The town bucked a national trend which saw a fall in new home builds, with housing charity Shelter fearing the country is facing a worsening housing crisis.

In Barrow, work started on about 80 new homes between January and September last year, according to data from the Ministry of Housing, Communities and Local Government.

That was up by 14 per cent compared to the same period in 2019, when there were roughly 70 new home builds.

Between July and September, as the coronavirus pandemic eased, work started on about 30 homes – the same level as between April and June, when the country was plunged into lockdown.

However, the MHCLG cautioned that quarterly figures for local authority areas are “volatile."

Shelter chief executive Polly Neate says she fears a worsening housing crisis, and has called on the Government to invest in more social housing.

She said: “It’s good developers have found ways to start building homes again while the pandemic continues, but compared to a year ago, housebuilding starts are down, so it’s not quite back to normal.”

She added: “We already have a dire shortage of genuinely affordable homes, and we cannot risk that getting worse.

“The problem isn’t just the pandemic, it’s the economy.

“If it continues to shrink, the housing market will stall, and we will have an even bigger housing crisis in our hands.”

Across England, work started on 91,000 new homes in the first nine months of last year, a 26 per cent fall from the same period in 2019.

Between July and September there were 40,000 new house builds, up from 18,000 between April and June.

The Home Builders Federation says the increase was buoyed by the lifting of house selling restrictions in May.

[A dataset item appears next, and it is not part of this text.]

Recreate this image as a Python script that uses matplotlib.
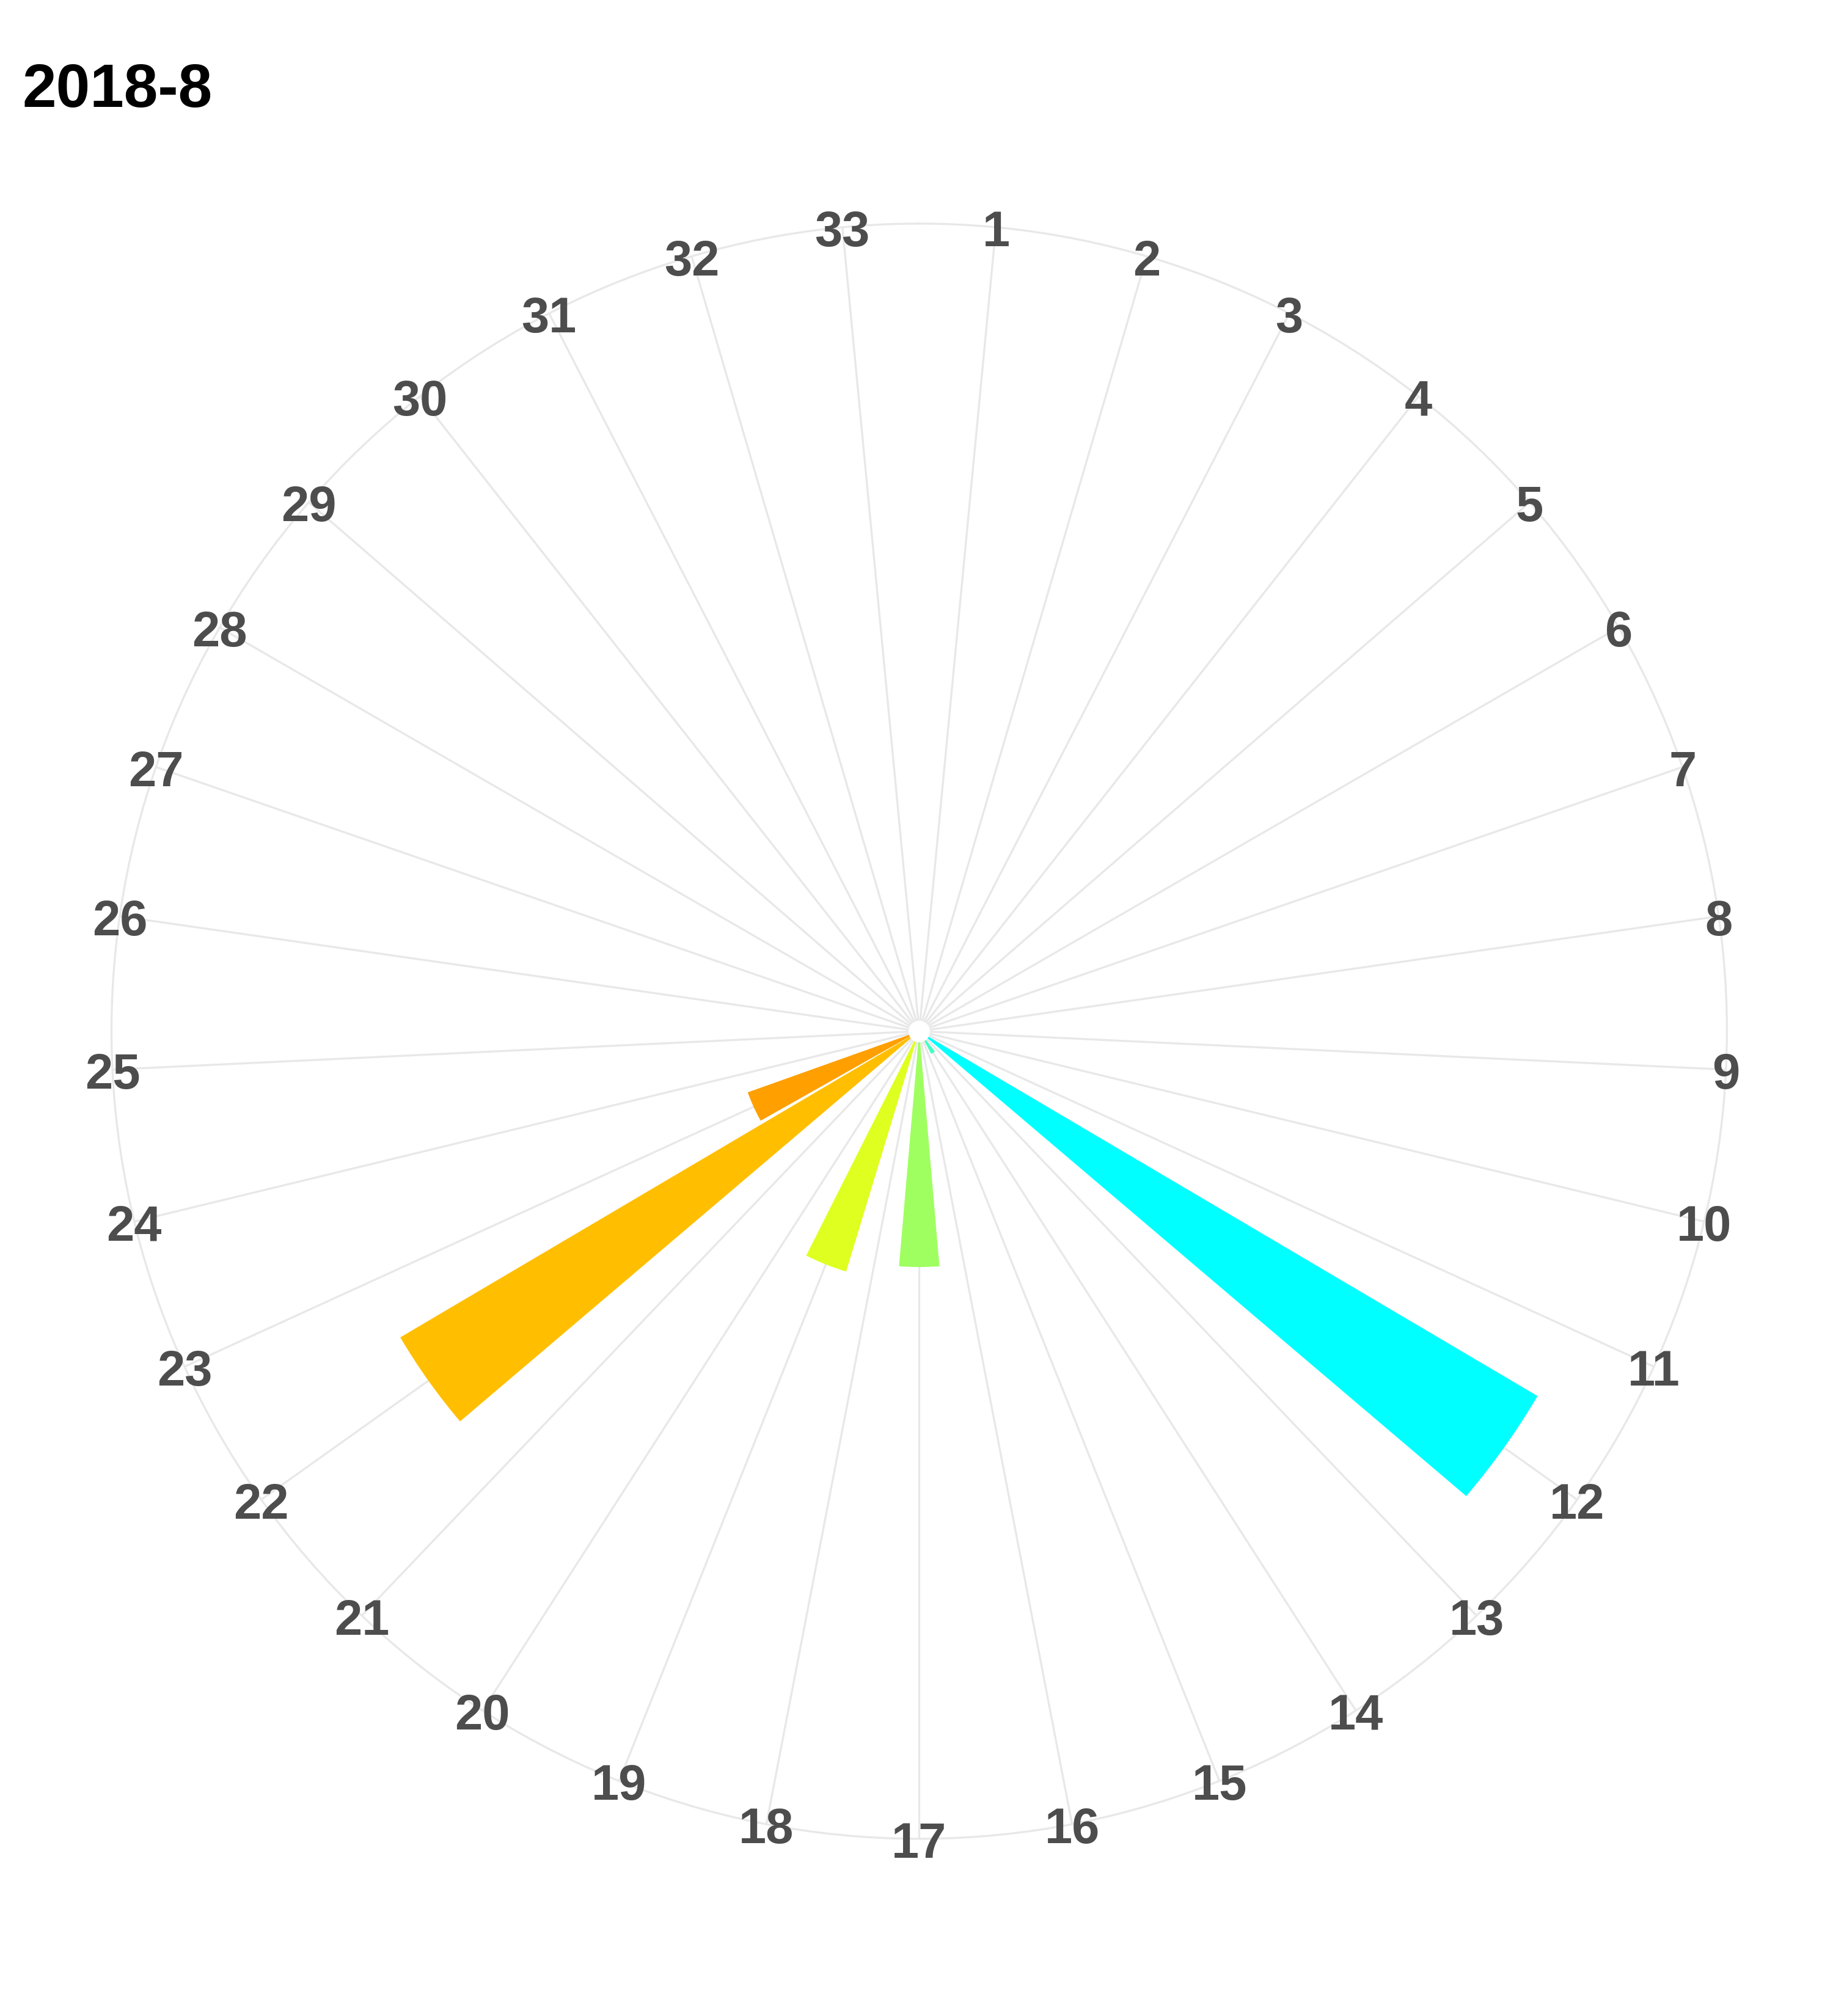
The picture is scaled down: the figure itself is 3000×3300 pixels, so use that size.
import numpy as np
import matplotlib
matplotlib.use("Agg")
import matplotlib.pyplot as plt
from matplotlib.transforms import offset_copy

# ---- data ----
categories = [str(i) for i in range(1, 34)]
bar_categories = ["12", "14", "17", "19", "22", "23"]
bar_values = [28.0, 1.0, 9.2, 9.8, 23.5, 7.1]
bar_colors = ["#00FFFF", "#40FFBF", "#9FFF60", "#DFFF20", "#FFBF00", "#FF9F00"]
title = "2018-8"

n = len(categories)
step = 2 * np.pi / n
theta_cat = {c: (i + 0.5) * step for i, c in enumerate(categories)}

fig = plt.figure(figsize=(10, 11), dpi=300)
ax = fig.add_axes([0.06083, 0.0879, 0.8813, 0.8012], projection="polar")
ax.set_theta_zero_location("N")
ax.set_theta_direction(-1)

vmax = max(bar_values)
rmax = vmax * 0.45 / 0.4
ax.set_ylim(0, rmax)

grid_col = "#E8E8E8"
ax.set_xticks([theta_cat[c] for c in categories])
ax.set_xticklabels([])
ax.set_yticks([])
ax.xaxis.grid(True, color=grid_col, linewidth=0.8)
ax.yaxis.grid(False)
ax.spines["polar"].set_color(grid_col)
ax.spines["polar"].set_linewidth(0.8)
ax.tick_params(axis="x", length=0)

ax.bar([theta_cat[c] for c in bar_categories], bar_values, width=0.9 * step,
       color=bar_colors, edgecolor="none", zorder=3)

# white spot at centre
ax.plot([0], [0], marker="o", markersize=7.5, color="white", zorder=4, clip_on=False)

label_tr = offset_copy(ax.transData, fig=fig, x=0, y=-2.4, units="points")
for c in categories:
    ax.text(theta_cat[c], rmax, c, ha="center", va="center", fontsize=19.5,
            fontweight="bold", color="#4D4D4D", family="Liberation Sans",
            zorder=5, clip_on=False, transform=label_tr)

fig.text(37 / 3000, 1 - 175 / 3300, title, ha="left", va="baseline", fontsize=24,
         fontweight="bold", color="black", family="Liberation Sans")

fig.savefig("out.png", dpi=300, facecolor="white")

Steve Turner, spokesman for the HBF, said: "Since the restriction on house sales was lifted we have seen very high levels of demand for new homes.

“Construction has continued apace to meet this demand but inevitably delays have occurred as a result of staff absences and supply chain blocks.”

Mr Turner said the industry was “still some way” off the Government’s target to increase housebuilding to 300,000 a year by the mid-2020s.

A spokesperson for the MHCLG said: “We delivered 244,000 homes in 2019/20 – the highest in over 30 years – and doubled the number of homes started in the last quarter compared to the one before.

“During the pandemic we have taken decisive action to support the industry, allowing construction sites to operate and reopening the housing market safely.

“We are delivering the new homes the country needs through our £12bn Affordable Homes Programmes and wholesale reform of the planning system."